In a new study, scientists suggest that mid-ocean ridges – mountainous formations that emerge along the seafloor in-between tectonic plates – could be more implicated in the transfer of material between the upper and lower mantle beneath Earth's crust than we previously realised.
"Sinking slabs and rising plumes are generally accepted as locations of transfer, whereas mid-ocean ridges are not typically assumed to have a role," a team led by seismologist Matthew Agius from the University of Southampton in the UK explains in a new paper.
"However, tight constraints from in situ measurements at ridges have proved to be challenging."
To fill in the gaps in our knowledge, the researchers deployed a fleet of 39 seismometers along the bottom of the Atlantic to record seismic movements underneath the Mid-Atlantic Ridge – the ridge boundary that tectonically separates the Americas from Europe and Africa.
Seismic readings recorded in the experiment monitored the flow of material in the mantle transition zone that lies between the upper mantle and lower mantle, enabling the team to image material transfer at depths as far underground as 660 kilometres (410 miles) below the surface.
The results suggest that upwellings of chemical material are not limited to shallow depths in the Mid-Atlantic Ridge, but can emerge at the deepest reaches of the mantle's transition zone, suggesting material from the lower mantle rising upwards.
"The observations imply material transfer from the lower to the upper mantle – either continuous or punctuated – that is linked to the Mid-Atlantic Ridge," the researchers explain.
"Given the length and longevity of the mid-ocean ridge system, this implies that whole-mantle convection may be more prevalent than previously thought."

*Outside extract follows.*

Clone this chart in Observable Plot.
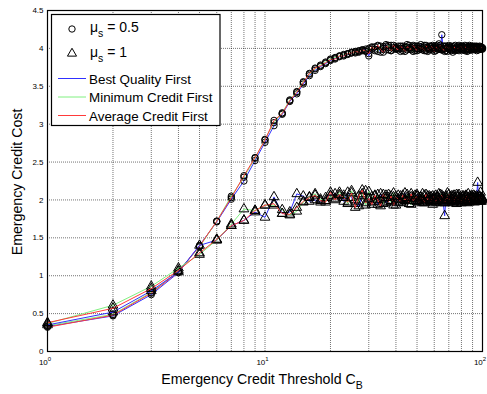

While it was already known that mid-ocean ridges contributed to the phenomenon of seafloor spreading, the new findings show that the overall processes involved extend far deeper into the Earth than has previously been measured, and may still occur even in areas of the seafloor not marked by overt regions of plate subduction.
"[The work] refutes long held assumptions that mid-ocean ridges might play a passive role in plate tectonics," says senior researcher and geophysicist Mike Kendall from the University of Oxford.
"It suggests that in places such as the Mid-Atlantic, forces at the ridge play an important role in driving newly-formed plates apart."
The findings are reported in Nature.